• _INSTRUCTIONS TO FOLLOW_: Restate each line word for word. Leave out every picture.

• _DATA BLOCK_:
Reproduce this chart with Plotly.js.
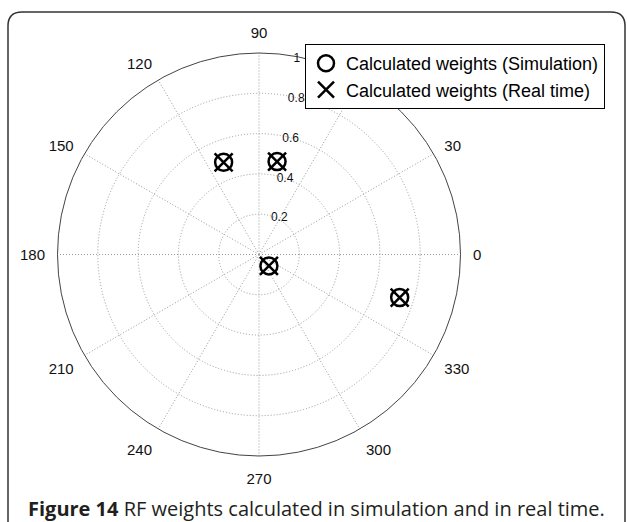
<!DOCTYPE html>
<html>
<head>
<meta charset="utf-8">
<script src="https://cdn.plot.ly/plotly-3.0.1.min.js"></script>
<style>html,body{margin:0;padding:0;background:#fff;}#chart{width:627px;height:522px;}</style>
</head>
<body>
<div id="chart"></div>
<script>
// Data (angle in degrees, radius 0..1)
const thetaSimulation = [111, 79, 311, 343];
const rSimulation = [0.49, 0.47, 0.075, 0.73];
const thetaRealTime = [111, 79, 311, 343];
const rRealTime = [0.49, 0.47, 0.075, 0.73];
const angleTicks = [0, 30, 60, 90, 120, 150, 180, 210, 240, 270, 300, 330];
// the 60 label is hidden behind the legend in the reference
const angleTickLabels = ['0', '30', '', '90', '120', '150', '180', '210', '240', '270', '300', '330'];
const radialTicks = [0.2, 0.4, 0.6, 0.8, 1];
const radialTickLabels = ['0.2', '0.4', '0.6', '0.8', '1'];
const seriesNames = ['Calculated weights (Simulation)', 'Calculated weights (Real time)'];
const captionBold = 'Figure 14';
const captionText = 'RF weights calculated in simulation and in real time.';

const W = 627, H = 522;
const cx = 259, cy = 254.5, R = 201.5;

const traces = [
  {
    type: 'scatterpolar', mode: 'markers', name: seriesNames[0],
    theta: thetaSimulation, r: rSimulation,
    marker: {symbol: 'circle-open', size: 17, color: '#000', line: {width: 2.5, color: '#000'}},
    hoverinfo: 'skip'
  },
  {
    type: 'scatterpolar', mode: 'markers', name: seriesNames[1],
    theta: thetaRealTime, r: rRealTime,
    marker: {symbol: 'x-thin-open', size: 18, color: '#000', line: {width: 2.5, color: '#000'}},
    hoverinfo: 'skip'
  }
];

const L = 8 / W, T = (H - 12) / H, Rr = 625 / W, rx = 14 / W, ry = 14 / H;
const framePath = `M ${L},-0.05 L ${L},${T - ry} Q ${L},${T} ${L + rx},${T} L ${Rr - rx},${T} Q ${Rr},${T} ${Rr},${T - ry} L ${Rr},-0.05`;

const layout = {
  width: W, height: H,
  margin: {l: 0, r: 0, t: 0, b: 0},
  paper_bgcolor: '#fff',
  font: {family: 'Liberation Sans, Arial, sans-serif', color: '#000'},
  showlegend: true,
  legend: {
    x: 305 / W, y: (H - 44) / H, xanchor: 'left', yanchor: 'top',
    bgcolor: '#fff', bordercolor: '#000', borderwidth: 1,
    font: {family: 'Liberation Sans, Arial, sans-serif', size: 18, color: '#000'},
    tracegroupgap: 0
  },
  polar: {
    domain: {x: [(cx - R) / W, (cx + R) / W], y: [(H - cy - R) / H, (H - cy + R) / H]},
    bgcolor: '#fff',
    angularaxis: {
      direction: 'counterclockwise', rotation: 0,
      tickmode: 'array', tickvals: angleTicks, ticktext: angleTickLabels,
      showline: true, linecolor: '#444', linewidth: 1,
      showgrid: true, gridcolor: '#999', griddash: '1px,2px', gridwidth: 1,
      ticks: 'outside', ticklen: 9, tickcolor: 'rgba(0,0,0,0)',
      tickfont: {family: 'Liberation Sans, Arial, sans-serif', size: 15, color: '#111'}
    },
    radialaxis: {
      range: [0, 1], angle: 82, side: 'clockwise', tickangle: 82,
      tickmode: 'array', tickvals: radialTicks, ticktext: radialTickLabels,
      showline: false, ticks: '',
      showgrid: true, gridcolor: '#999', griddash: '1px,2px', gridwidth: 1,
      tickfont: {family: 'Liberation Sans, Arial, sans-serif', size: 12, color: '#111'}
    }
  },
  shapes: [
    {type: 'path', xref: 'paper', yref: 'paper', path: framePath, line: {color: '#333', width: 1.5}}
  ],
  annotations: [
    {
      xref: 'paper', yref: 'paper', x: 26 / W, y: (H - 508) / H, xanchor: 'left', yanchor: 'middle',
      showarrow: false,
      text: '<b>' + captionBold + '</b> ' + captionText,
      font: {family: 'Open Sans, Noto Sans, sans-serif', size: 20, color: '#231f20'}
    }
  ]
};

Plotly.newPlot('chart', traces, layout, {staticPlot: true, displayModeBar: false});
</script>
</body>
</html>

• _SOLUTION TO THIS EXERCISE_:
Reproduce this chart with Plotly.js.
<!DOCTYPE html>
<html>
<head>
<meta charset="utf-8">
<script src="https://cdn.plot.ly/plotly-3.0.1.min.js"></script>
<style>html,body{margin:0;padding:0;background:#fff;}#chart{width:627px;height:522px;}</style>
</head>
<body>
<div id="chart"></div>
<script>
// Data (angle in degrees, radius 0..1)
const thetaSimulation = [111, 79, 311, 343];
const rSimulation = [0.49, 0.47, 0.075, 0.73];
const thetaRealTime = [111, 79, 311, 343];
const rRealTime = [0.49, 0.47, 0.075, 0.73];
const angleTicks = [0, 30, 60, 90, 120, 150, 180, 210, 240, 270, 300, 330];
// the 60 label is hidden behind the legend in the reference
const angleTickLabels = ['0', '30', '', '90', '120', '150', '180', '210', '240', '270', '300', '330'];
const radialTicks = [0.2, 0.4, 0.6, 0.8, 1];
const radialTickLabels = ['0.2', '0.4', '0.6', '0.8', '1'];
const seriesNames = ['Calculated weights (Simulation)', 'Calculated weights (Real time)'];
const captionBold = 'Figure 14';
const captionText = 'RF weights calculated in simulation and in real time.';

const W = 627, H = 522;
const cx = 259, cy = 254.5, R = 201.5;

const traces = [
  {
    type: 'scatterpolar', mode: 'markers', name: seriesNames[0],
    theta: thetaSimulation, r: rSimulation,
    marker: {symbol: 'circle-open', size: 17, color: '#000', line: {width: 2.5, color: '#000'}},
    hoverinfo: 'skip'
  },
  {
    type: 'scatterpolar', mode: 'markers', name: seriesNames[1],
    theta: thetaRealTime, r: rRealTime,
    marker: {symbol: 'x-thin-open', size: 18, color: '#000', line: {width: 2.5, color: '#000'}},
    hoverinfo: 'skip'
  }
];

const L = 8 / W, T = (H - 12) / H, Rr = 625 / W, rx = 14 / W, ry = 14 / H;
const framePath = `M ${L},-0.05 L ${L},${T - ry} Q ${L},${T} ${L + rx},${T} L ${Rr - rx},${T} Q ${Rr},${T} ${Rr},${T - ry} L ${Rr},-0.05`;

const layout = {
  width: W, height: H,
  margin: {l: 0, r: 0, t: 0, b: 0},
  paper_bgcolor: '#fff',
  font: {family: 'Liberation Sans, Arial, sans-serif', color: '#000'},
  showlegend: true,
  legend: {
    x: 305 / W, y: (H - 44) / H, xanchor: 'left', yanchor: 'top',
    bgcolor: '#fff', bordercolor: '#000', borderwidth: 1,
    font: {family: 'Liberation Sans, Arial, sans-serif', size: 18, color: '#000'},
    tracegroupgap: 0
  },
  polar: {
    domain: {x: [(cx - R) / W, (cx + R) / W], y: [(H - cy - R) / H, (H - cy + R) / H]},
    bgcolor: '#fff',
    angularaxis: {
      direction: 'counterclockwise', rotation: 0,
      tickmode: 'array', tickvals: angleTicks, ticktext: angleTickLabels,
      showline: true, linecolor: '#444', linewidth: 1,
      showgrid: true, gridcolor: '#999', griddash: '1px,2px', gridwidth: 1,
      ticks: 'outside', ticklen: 9, tickcolor: 'rgba(0,0,0,0)',
      tickfont: {family: 'Liberation Sans, Arial, sans-serif', size: 15, color: '#111'}
    },
    radialaxis: {
      range: [0, 1], angle: 82, side: 'clockwise', tickangle: 82,
      tickmode: 'array', tickvals: radialTicks, ticktext: radialTickLabels,
      showline: false, ticks: '',
      showgrid: true, gridcolor: '#999', griddash: '1px,2px', gridwidth: 1,
      tickfont: {family: 'Liberation Sans, Arial, sans-serif', size: 12, color: '#111'}
    }
  },
  shapes: [
    {type: 'path', xref: 'paper', yref: 'paper', path: framePath, line: {color: '#333', width: 1.5}}
  ],
  annotations: [
    {
      xref: 'paper', yref: 'paper', x: 26 / W, y: (H - 508) / H, xanchor: 'left', yanchor: 'middle',
      showarrow: false,
      text: '<b>' + captionBold + '</b> ' + captionText,
      font: {family: 'Open Sans, Noto Sans, sans-serif', size: 20, color: '#231f20'}
    }
  ]
};

Plotly.newPlot('chart', traces, layout, {staticPlot: true, displayModeBar: false});
</script>
</body>
</html>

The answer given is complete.